Kit lost herself momentarily in bizarre analogical wordplay based on the phonetic similarity between seers and peers, but brought herself up short when she realized that this might not be an ideal moment for steering around things. “I’m not about to set up in business,” she said. “I’m a bus driver, not a fucking whore. I don’t want hungry ghosts forming a queue round my bed just because Rose managed to attract my interest. It’s no wonder there aren’t more of the living willing to be haunted, if this is what it leads to.”
“Oddly enough,” Michael said, meekly, “Rose favors the opposite conclusion. She can’t figure out why the living aren’t moving heaven and earth to be haunted, if that’s what it can lead to.”
“How old were you when you died?” Kit wanted to know.
“Old enough to be trapped,” was the unhelpful reply—but he must have sensed her impatience, because he was quick to add: “Thirteen. Younger children often linger, but not for very long. I suppose I’m an exception.”
“But you’ve continued to age, even after death? Ghosts can do that?”
“It depends what you mean by aging. The dead can certainly change their appearance, more easily and more radically than the living. You’ll find that out, I’m afraid, so it’s perhaps as well to warn you. There are wraiths, but there are also ghosts that the living don’t normally see...or won’t. You can. You wouldn’t ever have found out about it, if Rose hadn’t got through to you, but you can.”

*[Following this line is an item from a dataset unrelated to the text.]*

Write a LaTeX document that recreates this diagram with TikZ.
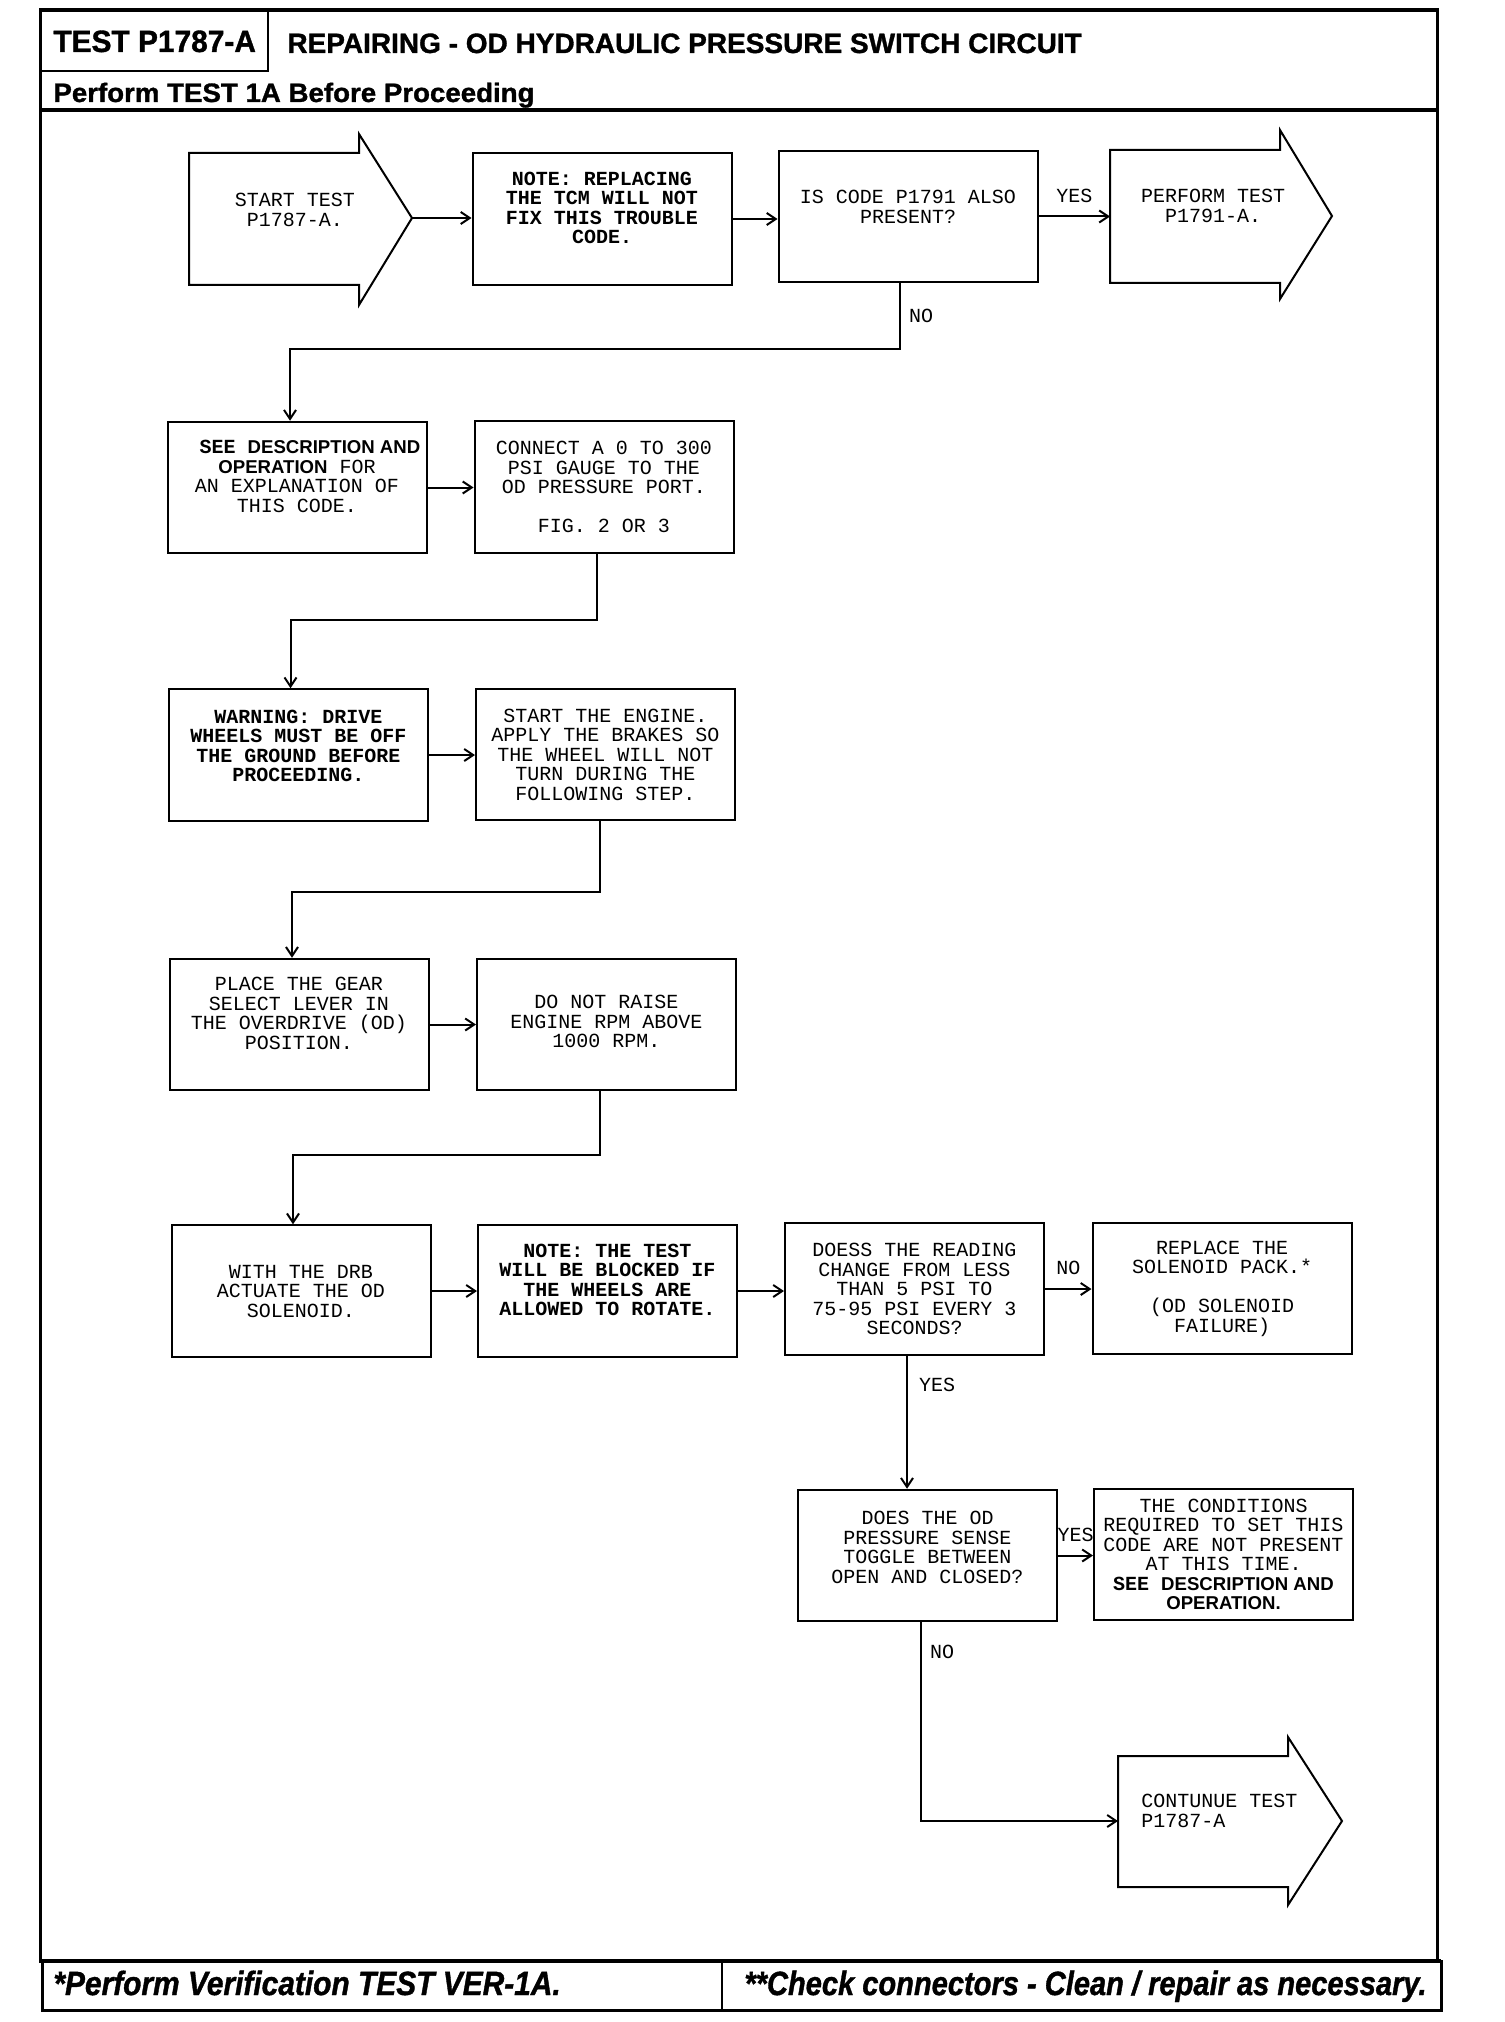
\documentclass[tikz,border=0pt]{standalone}
\usepackage{graphicx}
\usepackage{fontspec}
\newfontfamily\hdfont[FakeBold=1.2]{Liberation Sans}
\newfontfamily\sansfont{Liberation Sans}
\newfontfamily\boxfont{Liberation Mono}
\usetikzlibrary{arrows.meta}
\tikzset{>={Straight Barb[length=4.5pt,width=6pt]}}
\tikzset{
  box/.style={draw, line width=1pt, minimum width=129.5pt, minimum height=65.75pt,
    inner sep=0pt, align=center, font=\boxfont\fontsize{10}{9.75}\selectfont},
  notebox/.style={box, font=\boxfont\bfseries\fontsize{10}{9.75}\selectfont},
  lift/.style={text depth=#1},
  txt/.style={inner sep=0pt, font=\boxfont\fontsize{10}{9.75}\selectfont},
  lbl/.style={inner sep=2pt, font=\boxfont\fontsize{10}{10}\selectfont},
  link/.style={->, line width=1pt},
  bigarrow/.style={draw, line width=1pt},
  head/.style={anchor=base west, inner sep=0pt, font=\hdfont\bfseries\fontsize{#1}{#1}\selectfont},
}
\newcommand\hdsans[1]{{\sansfont\bfseries\fontsize{9.3}{9.75}\selectfont #1}}

\begin{document}
\begin{tikzpicture}[x=0.5pt,y=-0.5pt]
\useasboundingbox (0,0) rectangle (1504,2022);
% frame and header
\draw[line width=1.5pt] (40,10) rectangle (1437,1961);
\draw[line width=2pt] (40,10) -- (1437,10);
\draw[line width=1pt] (40,71) -- (268,71) -- (268,10);
\draw[line width=2pt] (40,110) -- (1437,110);
\node[head=15.4] (testid) at (53,52) {\scalebox{0.97}[1]{TEST P1787-A}};
\node[head=14] (title) at (287,53) {REPAIRING - OD HYDRAULIC PRESSURE SWITCH CIRCUIT};
\node[head=13.3] (pretest) at (53,102) {\scalebox{1.04}[1]{Perform TEST 1A Before Proceeding}};
% footer
\draw[line width=1.5pt] (42,1961) rectangle (1441,2010);
\draw[line width=2pt] (42,1961) -- (1441,1961);
\draw[line width=1pt] (722,1961) -- (722,2010);
\node[head=16.8] (verify) at (53,1995) {\itshape\scalebox{0.89}[1]{*Perform Verification TEST VER-1A.}};
\node[head=16.8] (check) at (744,1995) {\itshape\scalebox{0.865}[1]{**Check connectors - Clean / repair as necessary.}};

% first row
\draw[bigarrow] (189,153) -- (359,153) -- (359,134) -- (412,218) -- (359,305) -- (359,285) -- (189,285) -- cycle;
\node[txt, align=center] (start) at (295,210) {START TEST\\P1787-A.};
\coordinate (starttip) at (412,218);
\node[notebox, lift=11pt] (note) at (602,219) {NOTE: REPLACING\\THE TCM WILL NOT\\FIX THIS TROUBLE\\CODE.};
\node[box, lift=9.5pt] (code) at (908,216.5) {IS CODE P1791 ALSO\\PRESENT?};
\draw[bigarrow] (1110,150) -- (1280,150) -- (1280,130) -- (1332,216) -- (1280,299) -- (1280,283) -- (1110,283) -- cycle;
\node[txt, align=center] (perform) at (1213,206) {PERFORM TEST\\P1791-A.};
\coordinate (performin) at (1110,216.5);

% second row
\node[box, lift=11pt] (see) at (297,487.5) {\hspace*{13pt}{\bfseries SEE} \hdsans{DESCRIPTION AND}\\\hdsans{OPERATION} FOR\hspace*{43pt}\\AN EXPLANATION OF\\THIS CODE.};
\node[box] (connect) at (604,487) {CONNECT A 0 TO 300\\PSI GAUGE TO THE\\OD PRESSURE PORT.\\[9.75pt]FIG. 2 OR 3};

% third row
\node[notebox, lift=9pt] (warn) at (298.5,755) {WARNING: DRIVE\\WHEELS MUST BE OFF\\THE GROUND BEFORE\\PROCEEDING.};
\node[box] (engine) at (605.5,754.5) {START THE ENGINE.\\APPLY THE BRAKES SO\\THE WHEEL WILL NOT\\TURN DURING THE\\FOLLOWING STEP.};

% fourth row
\node[box, lift=11pt] (place) at (299,1024.5) {PLACE THE GEAR\\SELECT LEVER IN\\THE OVERDRIVE (OD)\\POSITION.};
\node[box, lift=3pt] (rpm) at (606.5,1024.5) {DO NOT RAISE\\ENGINE RPM ABOVE\\1000 RPM.};

% fifth row
\node[box] (drb) at (301,1291) {WITH THE DRB\\ACTUATE THE OD\\SOLENOID.};
\node[notebox, lift=11pt] (wheels) at (607.5,1291) {NOTE: THE TEST\\WILL BE BLOCKED IF\\THE WHEELS ARE\\ALLOWED TO ROTATE.};
\node[box] (reading) at (914.5,1289) {DOESS THE READING\\CHANGE FROM LESS\\THAN 5 PSI TO\\75-95 PSI EVERY 3\\SECONDS?};
\node[box] (solenoid) at (1222,1288.5) {REPLACE THE\\SOLENOID PACK.*\\[9.75pt](OD SOLENOID\\FAILURE)};

% sixth row
\node[box, lift=8pt] (sense) at (927.5,1555.5) {DOES THE OD\\PRESSURE SENSE\\TOGGLE BETWEEN\\OPEN AND CLOSED?};
\node[box] (cond) at (1223.5,1554.5) {THE CONDITIONS\\REQUIRED TO SET THIS\\CODE ARE NOT PRESENT\\AT THIS TIME.\\{\bfseries SEE} \hdsans{DESCRIPTION AND}\hspace*{11pt}\\\hdsans{OPERATION.}};
\draw[bigarrow] (1118,1756) -- (1288,1756) -- (1288,1737) -- (1342,1821) -- (1288,1905) -- (1288,1887) -- (1118,1887) -- cycle;
\node[txt, align=left, anchor=west] (contin) at (1141,1811) {CONTUNUE TEST\\P1787-A};
\coordinate (continin) at (1118,1821);

% connectors
\draw[link] (starttip) -- (starttip -| note.west);
\draw[link] (note.east) -- (note.east -| code.west);
\draw[link] (code.east) -- node[lbl, above=4.5pt] {YES} (performin);
\draw[link] ([xshift=-4pt]code.south) -- node[lbl, right=2pt] {NO} ++(0,66) -| ([xshift=-3.5pt]see.north);
\draw[link] (see.east) -- (see.east -| connect.west);
\draw[link] ([xshift=-3.5pt]connect.south) -- ++(0,66) -| ([xshift=-4pt]warn.north);
\draw[link] (warn.east) -- (warn.east -| engine.west);
\draw[link] ([xshift=-3pt]engine.south) -- ++(0,71) -| ([xshift=-3.5pt]place.north);
\draw[link] (place.east) -- (place.east -| rpm.west);
\draw[link] ([xshift=-3.5pt]rpm.south) -- ++(0,64) -| ([xshift=-4pt]drb.north);
\draw[link] (drb.east) -- (drb.east -| wheels.west);
\draw[link] (wheels.east) -- (wheels.east -| reading.west);
\draw[link] (reading.east) -- node[lbl, above=4.5pt] {NO} (reading.east -| solenoid.west);
\draw[link] ([xshift=-3.75pt]reading.south) -- node[lbl, right=3.5pt, pos=0.22] {YES} ([xshift=-3.75pt]reading.south |- sense.north);
\draw[link] (sense.east) -- node[lbl, above=4.5pt] {YES} (sense.east -| cond.west);
\draw[link] ([xshift=-3.25pt]sense.south) |- node[lbl, right=2pt, pos=0.075] {NO} (continin);
\end{tikzpicture}
\end{document}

“And I’m a bus driver too. Lucky you. And you’re here tonight because you reckon that you’re in with a sporting chance of losing your virginity before you move on to your ultimate reward. If only I’d been ten inches taller with a nicer face, I might have restored your faith in Heaven.”
“Faith isn’t much use, I’m afraid,” Michael told her, with a hint of mournfulness in his voice. “Not any more. Not to us”
“Well,” Kit said, “I suppose, since it might be your last night on earth, that I ought to make an exception to my try-not-to-come-across-like-a-slapper rule. Given the compromises I’ve already made for Rose, it’s not that much of a concession. Will Rose be with us in spirit, do you think? That would be an extra notch on the stick of experience, I guess.”
“No,” said the ghost who had needed an invitation, “she won’t. She wanted to, but I wanted you all to myself.”
Kit knew how naive that was, given that she was already sharing the single bed with a lumpy student of art history, but she appreciated the thought. Nor was it just the thought she was able to appreciate, although she couldn’t honestly have said, afterwards, that it had been very good, let alone absolutely fucking fantastic.
CHAPTER EIGHTEEN
Given her uncanny exertions of the previous night, it wasn’t at all surprising that Kit slept late, especially as she hadn’t really got much sleep at all until Stephen had belatedly bestirred himself and moved to the settee. He slept late too, for some of the same reasons, although he consented to walk to the newsagents and get a Sunday paper while Kit was making coffee and toast.